**Source excerpt:**
------------------------------------
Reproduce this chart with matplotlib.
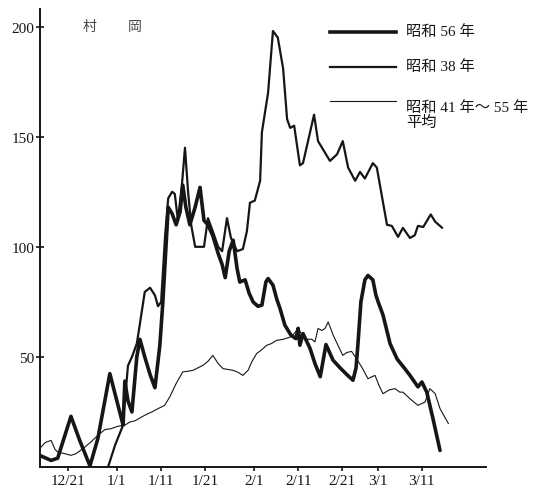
import matplotlib
matplotlib.use("Agg")
import matplotlib.pyplot as plt
from matplotlib.lines import Line2D

# ---- DATA (days counted from Dec 21, snow depth in cm) ----
tick_days = [0, 11, 21, 31, 42, 52, 62, 70, 80]
tick_labels = ["12/21", "1/1", "1/11", "1/21", "2/1", "2/11", "2/21", "3/1", "3/11"]

# 昭和56年
s56_day = [-6.5, -3.9, -2.4, 0.6, 2.6, 4.9, 6.7, 9.4, 12.4, 12.8,
           13.5, 14.4, 15.5, 16.2, 17.3, 18.5, 19.6, 20.7, 21.4, 22.1,
           22.6, 23.5, 24.4, 25.3, 25.9, 26.6, 27.5, 28.7, 29.8, 30.7,
           31.6, 32.7, 33.9, 34.8, 35.5, 36.4, 37.3, 38.2, 38.8, 40.0,
           40.9, 41.8, 42.9, 43.8, 44.7, 45.2, 46.3, 47.2, 47.9, 49.0,
           50.4, 51.5, 52.0, 52.4, 53.1, 54.7, 55.8, 57.0, 58.3, 59.9,
           61.5, 63.0, 64.4, 65.1, 65.5, 66.2, 67.1, 67.8, 68.9, 69.6,
           70.1, 71.2, 72.8, 74.4, 76.0, 77.3, 79.1, 80.0, 81.1, 82.5,
           84.1]
s56_cm = [5.3, 3, 4, 23, 12, 0.5, 13, 42.4, 19, 39,
          30, 25, 50, 58, 50, 42, 36, 55, 75, 100,
          118, 115, 110, 116, 128, 118, 110, 118, 127, 112,
          110, 105, 97, 92, 86, 98, 103, 90, 84, 85,
          79, 75, 73, 73.5, 84, 85.6, 82.6, 76, 72, 64.4,
          59.8, 58.3, 63, 55.3, 60.6, 53.8, 47, 41, 55.6, 48.5,
          45, 42, 39.4, 45, 55, 75, 85, 87, 85, 78,
          75, 69, 56, 49, 45, 41.6, 36.4, 38.6, 34, 22,
          7.5]

# 昭和38年
s38_day = [9.0, 10.6, 12.2, 12.8, 13.5, 14.4, 15.5, 16.2, 17.3, 18.5,
           19.6, 20.3, 21.0, 21.9, 22.6, 23.5, 24.1, 24.8, 25.7, 26.4,
           27.1, 27.8, 28.7, 30.7, 31.6, 32.7, 33.9, 34.8, 35.9, 36.8,
           38.2, 39.5, 40.4, 41.1, 42.2, 43.4, 43.8, 45.2, 46.3, 47.4,
           48.6, 49.5, 50.2, 51.1, 52.4, 53.1, 55.6, 56.5, 59.2, 60.8,
           62.1, 63.3, 64.9, 66.0, 67.1, 68.9, 69.8, 72.1, 73.2, 74.6,
           75.7, 77.3, 78.4, 79.1, 80.3, 82.0, 83.0, 84.6]
s38_cm = [0, 10, 18, 30, 46, 50, 56, 65, 79.5, 81.4,
          78, 73, 75, 105, 122, 125, 124, 112, 128, 145,
          125, 110, 100, 100, 113, 107, 100, 98, 113, 104,
          98, 99, 107, 120, 121, 130, 152, 170, 198, 195,
          181, 158, 154, 155, 137, 138, 160, 148, 139, 142,
          148, 136, 130, 134, 131, 138, 136, 110, 109.5, 104.5,
          108.6, 104, 105.3, 109.5, 109, 114.7, 111.4, 108.6]

# 昭和41年～55年 平均
avg_day = [-6.5, -5.3, -3.9, -3.0, -2.4, -0.7, 0.6, 1.7, 3.3, 4.9,
           7.1, 8.3, 9.7, 11.2, 12.8, 13.9, 15.1, 17.3, 18.9, 20.3,
           21.8, 23.0, 24.4, 25.9, 27.1, 28.2, 29.3, 30.5, 31.6, 32.7,
           33.9, 35.0, 36.1, 37.3, 38.4, 39.5, 40.7, 41.5, 42.6, 43.6,
           44.9, 45.9, 47.1, 48.6, 50.2, 51.3, 52.0, 52.9, 54.0, 55.1,
           55.8, 56.5, 57.4, 58.1, 58.8, 59.9, 61.0, 62.1, 63.0, 64.1,
           65.2, 66.5, 67.8, 68.7, 69.4, 70.3, 71.2, 72.6, 73.9, 75.0,
           75.7, 77.3, 79.1, 80.7, 81.8, 83.0, 84.1, 86.0]
avg_cm = [8.3, 11, 12.1, 8, 6.8, 6, 5.3, 6, 8.3, 11,
          15.1, 17, 17.4, 18.5, 19, 20.4, 21, 23.5, 25, 26.5,
          28, 32, 37.9, 43.2, 43.5, 43.9, 45, 46.2, 48, 50.7,
          47, 44.7, 44.3, 43.9, 43, 41.6, 44, 47.7, 51.5, 53,
          55.3, 56, 57.5, 58, 59, 61, 62.9, 60, 58, 58,
          56.8, 62.9, 62, 63, 65.9, 60, 55.3, 50.7, 52, 52.5,
          49.2, 45, 40.1, 41, 41.6, 37, 33.3, 35, 35.6, 34,
          34, 31, 28, 29.5, 35.6, 33.3, 26.5, 19.7]

series_labels = ["昭和 56 年", "昭和 38 年", "昭和 41 年～ 55 年\n平均"]
series_widths = [2.6, 1.6, 0.8]

ink = "#161616"
fonts = ["Liberation Serif", "Noto Sans CJK JP"]
plt.rcParams["font.family"] = fonts

fig = plt.figure(figsize=(5.33, 4.89), dpi=100)
ax = fig.add_axes([40 / 533, 21 / 489, 446 / 533, 458 / 489])

line_kw = dict(color=ink, solid_joinstyle="round", solid_capstyle="round")
ax.plot(avg_day, avg_cm, lw=series_widths[2], **line_kw)
ax.plot(s38_day, s38_cm, lw=series_widths[1], **line_kw)
ax.plot(s56_day, s56_cm, lw=series_widths[0], **line_kw)

ax.set_xlim(-6.4, 94.5)
ax.set_ylim(0, 208)
ax.set_xticks(tick_days)
ax.set_xticklabels(tick_labels)
ax.set_yticks([50, 100, 150, 200])

for side in ["top", "right"]:
    ax.spines[side].set_visible(False)
for side in ["left", "bottom"]:
    ax.spines[side].set_linewidth(1.4)
    ax.spines[side].set_color(ink)

ax.tick_params(axis="y", direction="inout", length=6, width=1.2, pad=1,
               labelsize=11, colors=ink)
ax.tick_params(axis="x", direction="out", length=3, width=1.2, pad=2,
               labelsize=11, colors=ink)

# station name
ax.text(0.095, 0.962, "村", transform=ax.transAxes, fontsize=10,
        color="#444444", va="center", family=fonts)
ax.text(0.196, 0.962, "岡", transform=ax.transAxes, fontsize=10,
        color="#444444", va="center", family=fonts)

# legend drawn by hand so the two-line label keeps its line on the first row
legend_rows = [33, 68, 102]
for row, label, lw in zip(legend_rows, series_labels, series_widths):
    y = 1 - row / 489
    fig.add_artist(Line2D([330 / 533, 396 / 533], [y, y], lw=lw, color=ink,
                          transform=fig.transFigure))
    fig.text(406 / 533, y + 0.001, label, fontsize=11, color=ink,
             va="top" if "\n" in label else "center", family=fonts,
             linespacing=1.05)

fig.savefig("out.png", dpi=100, facecolor="white")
------------------------------------
**Task objective:** Quote the data above in full and without alteration; skip the pictures.

**Full solution:**
Reproduce this chart with matplotlib.
import matplotlib
matplotlib.use("Agg")
import matplotlib.pyplot as plt
from matplotlib.lines import Line2D

# ---- DATA (days counted from Dec 21, snow depth in cm) ----
tick_days = [0, 11, 21, 31, 42, 52, 62, 70, 80]
tick_labels = ["12/21", "1/1", "1/11", "1/21", "2/1", "2/11", "2/21", "3/1", "3/11"]

# 昭和56年
s56_day = [-6.5, -3.9, -2.4, 0.6, 2.6, 4.9, 6.7, 9.4, 12.4, 12.8,
           13.5, 14.4, 15.5, 16.2, 17.3, 18.5, 19.6, 20.7, 21.4, 22.1,
           22.6, 23.5, 24.4, 25.3, 25.9, 26.6, 27.5, 28.7, 29.8, 30.7,
           31.6, 32.7, 33.9, 34.8, 35.5, 36.4, 37.3, 38.2, 38.8, 40.0,
           40.9, 41.8, 42.9, 43.8, 44.7, 45.2, 46.3, 47.2, 47.9, 49.0,
           50.4, 51.5, 52.0, 52.4, 53.1, 54.7, 55.8, 57.0, 58.3, 59.9,
           61.5, 63.0, 64.4, 65.1, 65.5, 66.2, 67.1, 67.8, 68.9, 69.6,
           70.1, 71.2, 72.8, 74.4, 76.0, 77.3, 79.1, 80.0, 81.1, 82.5,
           84.1]
s56_cm = [5.3, 3, 4, 23, 12, 0.5, 13, 42.4, 19, 39,
          30, 25, 50, 58, 50, 42, 36, 55, 75, 100,
          118, 115, 110, 116, 128, 118, 110, 118, 127, 112,
          110, 105, 97, 92, 86, 98, 103, 90, 84, 85,
          79, 75, 73, 73.5, 84, 85.6, 82.6, 76, 72, 64.4,
          59.8, 58.3, 63, 55.3, 60.6, 53.8, 47, 41, 55.6, 48.5,
          45, 42, 39.4, 45, 55, 75, 85, 87, 85, 78,
          75, 69, 56, 49, 45, 41.6, 36.4, 38.6, 34, 22,
          7.5]

# 昭和38年
s38_day = [9.0, 10.6, 12.2, 12.8, 13.5, 14.4, 15.5, 16.2, 17.3, 18.5,
           19.6, 20.3, 21.0, 21.9, 22.6, 23.5, 24.1, 24.8, 25.7, 26.4,
           27.1, 27.8, 28.7, 30.7, 31.6, 32.7, 33.9, 34.8, 35.9, 36.8,
           38.2, 39.5, 40.4, 41.1, 42.2, 43.4, 43.8, 45.2, 46.3, 47.4,
           48.6, 49.5, 50.2, 51.1, 52.4, 53.1, 55.6, 56.5, 59.2, 60.8,
           62.1, 63.3, 64.9, 66.0, 67.1, 68.9, 69.8, 72.1, 73.2, 74.6,
           75.7, 77.3, 78.4, 79.1, 80.3, 82.0, 83.0, 84.6]
s38_cm = [0, 10, 18, 30, 46, 50, 56, 65, 79.5, 81.4,
          78, 73, 75, 105, 122, 125, 124, 112, 128, 145,
          125, 110, 100, 100, 113, 107, 100, 98, 113, 104,
          98, 99, 107, 120, 121, 130, 152, 170, 198, 195,
          181, 158, 154, 155, 137, 138, 160, 148, 139, 142,
          148, 136, 130, 134, 131, 138, 136, 110, 109.5, 104.5,
          108.6, 104, 105.3, 109.5, 109, 114.7, 111.4, 108.6]

# 昭和41年～55年 平均
avg_day = [-6.5, -5.3, -3.9, -3.0, -2.4, -0.7, 0.6, 1.7, 3.3, 4.9,
           7.1, 8.3, 9.7, 11.2, 12.8, 13.9, 15.1, 17.3, 18.9, 20.3,
           21.8, 23.0, 24.4, 25.9, 27.1, 28.2, 29.3, 30.5, 31.6, 32.7,
           33.9, 35.0, 36.1, 37.3, 38.4, 39.5, 40.7, 41.5, 42.6, 43.6,
           44.9, 45.9, 47.1, 48.6, 50.2, 51.3, 52.0, 52.9, 54.0, 55.1,
           55.8, 56.5, 57.4, 58.1, 58.8, 59.9, 61.0, 62.1, 63.0, 64.1,
           65.2, 66.5, 67.8, 68.7, 69.4, 70.3, 71.2, 72.6, 73.9, 75.0,
           75.7, 77.3, 79.1, 80.7, 81.8, 83.0, 84.1, 86.0]
avg_cm = [8.3, 11, 12.1, 8, 6.8, 6, 5.3, 6, 8.3, 11,
          15.1, 17, 17.4, 18.5, 19, 20.4, 21, 23.5, 25, 26.5,
          28, 32, 37.9, 43.2, 43.5, 43.9, 45, 46.2, 48, 50.7,
          47, 44.7, 44.3, 43.9, 43, 41.6, 44, 47.7, 51.5, 53,
          55.3, 56, 57.5, 58, 59, 61, 62.9, 60, 58, 58,
          56.8, 62.9, 62, 63, 65.9, 60, 55.3, 50.7, 52, 52.5,
          49.2, 45, 40.1, 41, 41.6, 37, 33.3, 35, 35.6, 34,
          34, 31, 28, 29.5, 35.6, 33.3, 26.5, 19.7]

series_labels = ["昭和 56 年", "昭和 38 年", "昭和 41 年～ 55 年\n平均"]
series_widths = [2.6, 1.6, 0.8]

ink = "#161616"
fonts = ["Liberation Serif", "Noto Sans CJK JP"]
plt.rcParams["font.family"] = fonts

fig = plt.figure(figsize=(5.33, 4.89), dpi=100)
ax = fig.add_axes([40 / 533, 21 / 489, 446 / 533, 458 / 489])

line_kw = dict(color=ink, solid_joinstyle="round", solid_capstyle="round")
ax.plot(avg_day, avg_cm, lw=series_widths[2], **line_kw)
ax.plot(s38_day, s38_cm, lw=series_widths[1], **line_kw)
ax.plot(s56_day, s56_cm, lw=series_widths[0], **line_kw)

ax.set_xlim(-6.4, 94.5)
ax.set_ylim(0, 208)
ax.set_xticks(tick_days)
ax.set_xticklabels(tick_labels)
ax.set_yticks([50, 100, 150, 200])

for side in ["top", "right"]:
    ax.spines[side].set_visible(False)
for side in ["left", "bottom"]:
    ax.spines[side].set_linewidth(1.4)
    ax.spines[side].set_color(ink)

ax.tick_params(axis="y", direction="inout", length=6, width=1.2, pad=1,
               labelsize=11, colors=ink)
ax.tick_params(axis="x", direction="out", length=3, width=1.2, pad=2,
               labelsize=11, colors=ink)

# station name
ax.text(0.095, 0.962, "村", transform=ax.transAxes, fontsize=10,
        color="#444444", va="center", family=fonts)
ax.text(0.196, 0.962, "岡", transform=ax.transAxes, fontsize=10,
        color="#444444", va="center", family=fonts)

# legend drawn by hand so the two-line label keeps its line on the first row
legend_rows = [33, 68, 102]
for row, label, lw in zip(legend_rows, series_labels, series_widths):
    y = 1 - row / 489
    fig.add_artist(Line2D([330 / 533, 396 / 533], [y, y], lw=lw, color=ink,
                          transform=fig.transFigure))
    fig.text(406 / 533, y + 0.001, label, fontsize=11, color=ink,
             va="top" if "\n" in label else "center", family=fonts,
             linespacing=1.05)

fig.savefig("out.png", dpi=100, facecolor="white")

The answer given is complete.